Members of the Ceres City Council took action last week to give reserve police officer full-time peace officers status and get in sync with state regulations.
During a recent Police Officers Standards and Training (POST) audit it was discovered that the Ceres Municipal Code does not have a section that authorizes the police chief to recruit and designate Reserve Officers as required by Penal Code Section 830.6(a)(2). There are three levels of reserve officers recognized by POST. Ceres only employs Level I reserve officers, which are required to meet the same standards as a full-time police officer. Level 2 and 3 officers require supervision.
Without changing the Ceres Municipal Code the city would be out of compliance with state regulations and the chief would not be able to recruit and designate Level One Reserve Officers.
"We did not have a municipal code to back up our reserve officers," said Ceres Police Chief Brent Smith. "Reserve Level I needs to have 24-hour police officer status. So if we don't allow this to happen, when they get off work they're no longer a police officer. They can't carry a weapon off-duty, so what I would have to do as police chief is to issue a CCW permit, which might not be the right thing to do. I think we need to cover our reserve officers and give them the peace officer status that they need to have because it is protecting them. They risk themselves to work here in daytime so basically this will give them that status."
Ceres only has one reserve officer in Jerry Kessler, who retired as a California Highway Patrol officer in 2013 but decided to work for the Ceres Police in April. He is specializing in commercial enforcement and traffic collisions.
Ceres resident Leonard Shepherd spoke and asked the council to "pass it."

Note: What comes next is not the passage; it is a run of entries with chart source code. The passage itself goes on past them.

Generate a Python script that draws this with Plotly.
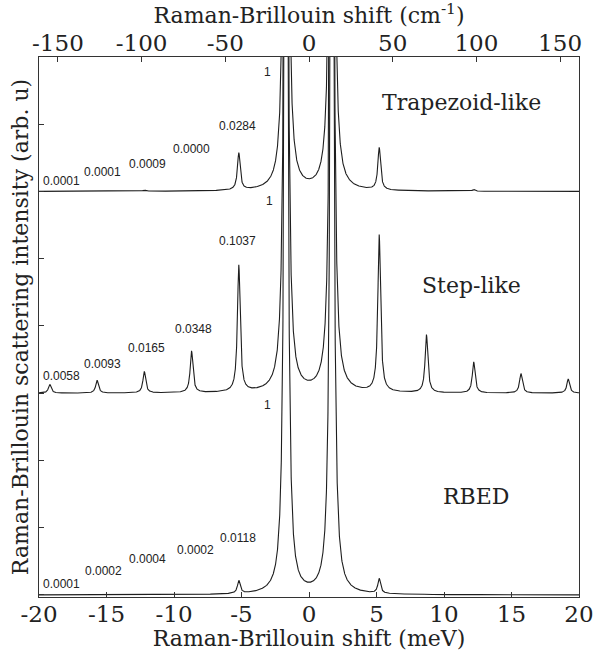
import numpy as np
import plotly.graph_objects as go

MEV_TO_CM = 8.0655  # 1 meV in cm^-1 (top axis)

# ---- data ----
peak_pos = [-19.2, -15.7, -12.2, -8.7, -5.2, -1.7, 1.7, 5.2, 8.7, 12.2, 15.7, 19.2]  # meV
# peak heights above each baseline (arb. units)
rbed_heights = [0.002, 0.004, 0.008, 0.004, 0.19, 19.0, 19.0, 0.22, 0.006, 0.012, 0.004, 0.003]
step_heights = [0.13, 0.19, 0.32, 0.62, 1.88, 19.0, 19.0, 2.33, 0.86, 0.46, 0.29, 0.21]
trap_heights = [0.002, 0.002, 0.017, 0.0, 0.55, 19.0, 19.0, 0.63, 0.0, 0.027, 0.0, 0.0]
peak_hwhm = 0.12  # meV
baselines = [0, 3, 6]
series_names = ["RBED", "Step-like", "Trapezoid-like"]

rbed_labels = ["0.0001", "0.0002", "0.0004", "0.0002", "0.0118", "1"]
step_labels = ["0.0058", "0.0093", "0.0165", "0.0348", "0.1037", "1"]
trap_labels = ["0.0001", "0.0001", "0.0009", "0.0000", "0.0284", "1"]

bottom_ticks = [-20, -15, -10, -5, 0, 5, 10, 15, 20]
bottom_ticktext = ["-20", "-15", "-10", "-5", "0", "5", "10", "15", "20"]
top_ticks = [-150, -100, -50, 0, 50, 100, 150]
top_ticktext = ["-150", "-100", "-50", "0", "50", "100", "150"]

# ---- label placement (layout only) ----
label_xy = [
    ([-18.3, -15.19, -11.93, -8.44, -5.26, -3.04], [0.16, 0.35, 0.53, 0.67, 0.84, 2.82]),
    ([-18.3, -15.26, -12.07, -8.59, -5.26, -2.89], [3.25, 3.43, 3.67, 3.96, 5.27, 5.86]),
    ([-18.3, -15.26, -12.0, -8.74, -5.33, -3.11], [6.15, 6.29, 6.41, 6.63, 6.97, 7.77]),
]
name_xy = [(12.37, 1.47), (12.07, 4.6), (11.26, 7.33)]

x = np.linspace(-20, 20, 8001)


def spectrum(heights, base):
    y = np.full_like(x, float(base))
    for p, h in zip(peak_pos, heights):
        y += h * peak_hwhm ** 2 / ((x - p) ** 2 + peak_hwhm ** 2)
    return y


fig = go.Figure()
for heights, base, name in zip([rbed_heights, step_heights, trap_heights], baselines, series_names):
    fig.add_trace(go.Scatter(x=x, y=spectrum(heights, base), mode="lines", name=name,
                             line=dict(color="#1e1e1e", width=1.1), showlegend=False,
                             hoverinfo="skip"))
fig.add_trace(go.Scatter(x=[], y=[], xaxis="x2", showlegend=False, hoverinfo="skip"))

serif = "DejaVu Serif, Liberation Serif, serif"

annotations = []
for labels, (lx, ly) in zip([rbed_labels, step_labels, trap_labels], label_xy):
    for t, ax_, ay_ in zip(labels, lx, ly):
        annotations.append(dict(x=ax_, y=ay_, xref="x", yref="y", text=t, showarrow=False,
                                font=dict(family="Liberation Sans, Arial, sans-serif", size=12, color="#222")))
for name, (nx, ny) in zip(series_names, name_xy):
    annotations.append(dict(x=nx, y=ny, xref="x", yref="y", text=name, showarrow=False,
                            font=dict(family=serif, size=22, color="#222")))

fig.update_layout(
    width=596, height=651,
    margin=dict(l=39, r=17, t=57, b=54),
    paper_bgcolor="white", plot_bgcolor="white",
    font=dict(family=serif, color="#222"),
    annotations=annotations,
    xaxis=dict(range=[-20, 20], tickvals=bottom_ticks, ticktext=bottom_ticktext,
               ticks="inside", ticklen=5, tickcolor="#333",
               showline=True, linecolor="#333", linewidth=1, mirror=True, showgrid=False, zeroline=False,
               tickfont=dict(family=serif, size=23, color="#222"), ticklabelstandoff=-4,
               title=dict(text="Raman-Brillouin shift (meV)", font=dict(family=serif, size=22, color="#222"),
                          standoff=6),
               automargin=False),
    xaxis2=dict(overlaying="x", side="top", range=[-20 * MEV_TO_CM, 20 * MEV_TO_CM],
                tickvals=top_ticks, ticktext=top_ticktext,
                ticks="inside", ticklen=5, tickcolor="#333", showline=False, showgrid=False, zeroline=False,
                tickfont=dict(family=serif, size=23, color="#222"),
                title=dict(text="Raman-Brillouin shift (cm<sup>-1</sup>)",
                           font=dict(family=serif, size=22, color="#222"), standoff=0),
                automargin=False),
    yaxis=dict(range=[-0.03, 8], tickvals=list(range(0, 9)), ticks="inside", ticklen=5, tickcolor="#333",
               showticklabels=False, showline=True, linecolor="#333", linewidth=1, mirror=True,
               showgrid=False, zeroline=False,
               title=dict(text="Raman-Brillouin scattering intensity (arb. u)",
                          font=dict(family=serif, size=22, color="#222"), standoff=3),
               automargin=False),
)

fig.write_html("out.html", config={"displayModeBar": False},
               post_script="document.body.style.margin='0px';")
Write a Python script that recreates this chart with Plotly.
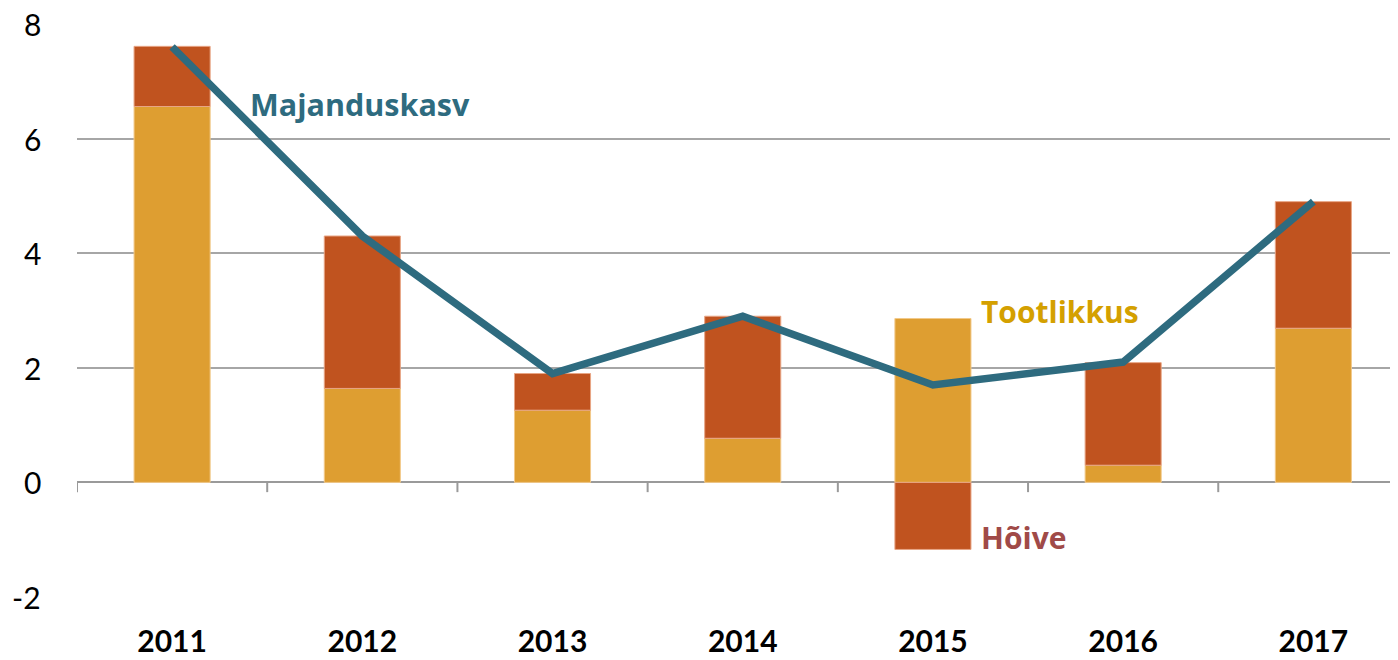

"Everybody knows they're a cop but you're not a cop once you leave the patrol car, I guess, so pass that ordinance and cover them 24/7," said Shepherd.
The council voted 4-0 to approve the code change. Vice Mayor Mike Kline was absent from the meeting.
In other action, the council approved the purchase of additional storage for the Police Property and Evidence Room for $26,958. The council also declared the police headquarters bathroom remodeling as complete. The $238,642 project involved the remodeling of existing men's and women's restrooms and showers, including new plumbing fixtures, toilet and shower compartments, floor and wall tiles, wall/ceiling painting on the first floor and lower level of the Ceres Police Department.